The 1970s-1980s East Asian “economic miracle” was greatly dependent on female workforce mobilization. Women entered the formal workforce in large numbers (albeit disproportionately relegated to increasingly variable, low-wage work to support the export sector). Both GDP and GDP per capita increased dramatically. Miraculously.
Sadly, the longer story arc of the Asian Tigers includes the fact that many of those women were later ejected back out of the workforce as they aged. Moreover, the countries that disadvantaged new women workers the most, grew the fastest. However, the point remains that opening up productive work opportunities to underutilized would-be workers is valuable to society overall. It seems self-evident that leveraging America’s lost generation of businesswomen would boost our economy.

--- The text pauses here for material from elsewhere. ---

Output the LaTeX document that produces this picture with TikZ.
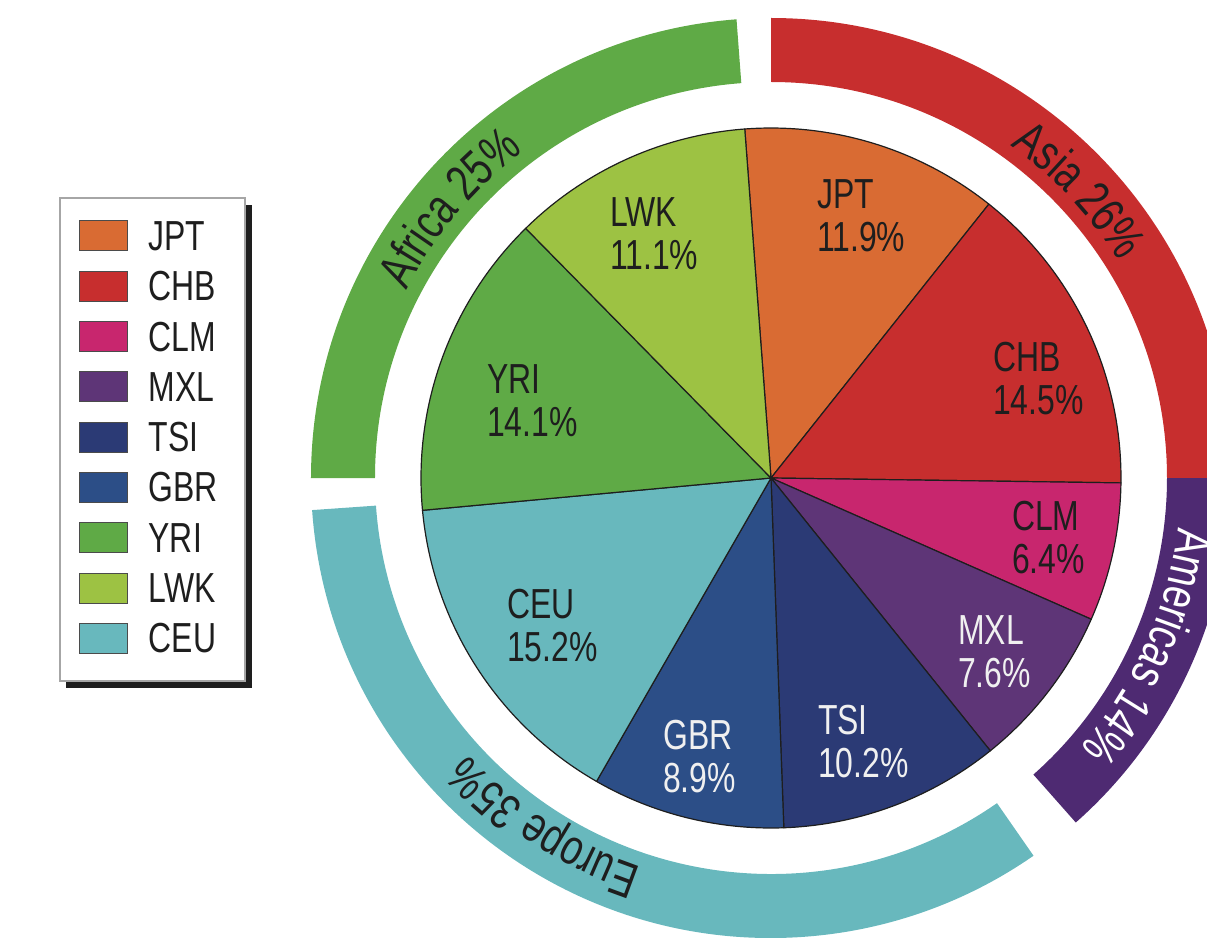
\documentclass[tikz,border=0pt]{standalone}
\usepackage{fontspec}
\setmainfont{Liberation Sans}[FakeStretch=0.76]
\usetikzlibrary{positioning,decorations.text}

% wedge and ring colours
\definecolor{jptcol}{HTML}{D96B33}
\definecolor{chbcol}{HTML}{C72E2E}
\definecolor{clmcol}{HTML}{C8266E}
\definecolor{mxlcol}{HTML}{5E3577}
\definecolor{tsicol}{HTML}{2B3A75}
\definecolor{gbrcol}{HTML}{2C4E87}
\definecolor{yricol}{HTML}{5FAA46}
\definecolor{lwkcol}{HTML}{9DC243}
\definecolor{ceucol}{HTML}{68B8BD}
\definecolor{amcol}{HTML}{4E2A72}
\definecolor{inkcol}{HTML}{1E1E1E}

\tikzset{
  slice/.style={
    % thin dark border round every wedge
    draw=inkcol, line width=1.2pt, line join=round},
  lbl/.style={
    % two-line label inside a wedge
    anchor=west, inner sep=0pt, align=left,
    font=\fontsize{42}{43}\selectfont, text=inkcol},
  lblw/.style={lbl, text=white!94!black},
  swatch/.style={
    % small coloured box of the legend
    draw=inkcol!80, line width=1pt,
    minimum width=48pt, minimum height=30pt, inner sep=0pt},
  legtext/.style={inner sep=0pt, font=\fontsize{42}{43}\selectfont, text=inkcol}}

\newcommand{\ringfont}{\fontsize{50}{50}\selectfont}

\begin{document}
\begin{tikzpicture}[x=1pt,y=1pt]
	\useasboundingbox (-771,-459) rectangle (436,478);
	\clip (-771,-459) rectangle (436,478);
	\coordinate (o) at (0,0);
	% Outer ring of regions
	\foreach \a/\b/\c in {90/0/chbcol, 0/-48.5/amcol, -55.2/-176/ceucol, 180/94.3/yricol}
		\fill[\c] (\a:396) arc[start angle=\a, end angle=\b, radius=396]
			-- (\b:460) arc[start angle=\b, end angle=\a, radius=460] -- cycle;
	% Ring texts
	\path[decorate, decoration={text along path, text align=center, text color=inkcol,
		text={|\ringfont|Asia 26{\%}}}] (83:410) arc[start angle=83, end angle=3, radius=410];
	\path[decorate, decoration={text along path, text align=center, text color=white,
		text={|\ringfont|Americas 14{\%}}}] (16:410) arc[start angle=16, end angle=-64, radius=410];
	\path[decorate, decoration={text along path, text align=center, text color=inkcol,
		text={|\ringfont|Europe 35{\%}}}] (-83:410) arc[start angle=-83, end angle=-163, radius=410];
	\path[decorate, decoration={text along path, text align=center, text color=inkcol,
		text={|\ringfont|Africa 25{\%}}}] (180:410) arc[start angle=180, end angle=100, radius=410];
	% Wedges of the pie
	\foreach \a/\b/\c in {94.3/51.5/jptcol, 51.5/-0.8/chbcol, -0.8/-23.8/clmcol,
		-23.8/-51.2/mxlcol, -51.2/-87.9/tsicol, -87.9/-119.9/gbrcol,
		-119.9/-174.7/ceucol, -174.7/-225.5/yricol, -225.5/-265.7/lwkcol}
		\filldraw[slice, fill=\c] (o) -- (\a:350) arc[start angle=\a, end angle=\b, radius=350] -- cycle;
	% Wedge labels
	\node[lbl] (jpt) at (46,262) {JPT\\11.9\%};
	\node[lbl] (chb) at (222,99) {CHB\\14.5\%};
	\node[lbl] (clm) at (241,-60) {CLM\\6.4\%};
	\node[lblw] (mxl) at (187,-174) {MXL\\7.6\%};
	\node[lblw] (tsi) at (47,-264) {TSI\\10.2\%};
	\node[lblw] (gbr) at (-108,-279) {GBR\\8.9\%};
	\node[lbl] (ceu) at (-264,-148) {CEU\\15.2\%};
	\node[lbl] (yri) at (-284,77) {YRI\\14.1\%};
	\node[lbl] (lwk) at (-161,244) {LWK\\11.1\%};
	% Legend box with its shadow
	\fill[inkcol] (-705,273) rectangle (-519,-210);
	\filldraw[fill=white, draw=black!35, line width=2.5pt] (-711,280) rectangle (-526,-203);
	\foreach \n/\c [count=\i from 0] in {JPT/jptcol, CHB/chbcol, CLM/clmcol, MXL/mxlcol,
		TSI/tsicol, GBR/gbrcol, YRI/yricol, LWK/lwkcol, CEU/ceucol} {
		\node[swatch, fill=\c] (sw\i) at (-667,242-50.3*\i) {};
		\node[legtext, right=20pt of sw\i] (lg\i) {\n};
	}
\end{tikzpicture}
\end{document}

“Just hire yourself” is one of the sneering dismissals I sometimes field when discussing this topic. But entrepreneurship outside the standard corporate path is not accessible to women if we are not allowed inside to begin with. In order to find investors, co-founders, and customers, we need the professional network and resume credibility that comes from gainful employment. Crucially, we need the financial savings accumulated from years of fair pay, in order to feasibly peel off to start new ventures.
Consider the massive opportunity cost of a whole cohort of businesswomen languishing like me. We spend what should be the peak years of our professional lives begging to be taken seriously for intellectually-appropriate, career-track jobs, while doing mental gymnastics to rationalize the existential pain of settling for unskilled survival work.
It is a sad truism of psychology that men and women generally respond negatively to women seeking power. Hence the irrational protest vote of Obama fans for Trump (per today’s emerging explanation of last night’s electoral upset) and women and minorities against their own self-interest and self-worth. Female ambition—not even to dream, but merely to survive—feels unnatural to the gatekeepers who could solve my problem. But, what if I were perceived not as a power-seeking threat, but rather as an opportunity? The arbitrage value is extraordinary for whomever picks up the economist’s proverbial $100 bill off the sidewalk. All someone like me wants is to leverage my brain to productively and meaningfully contribute to society.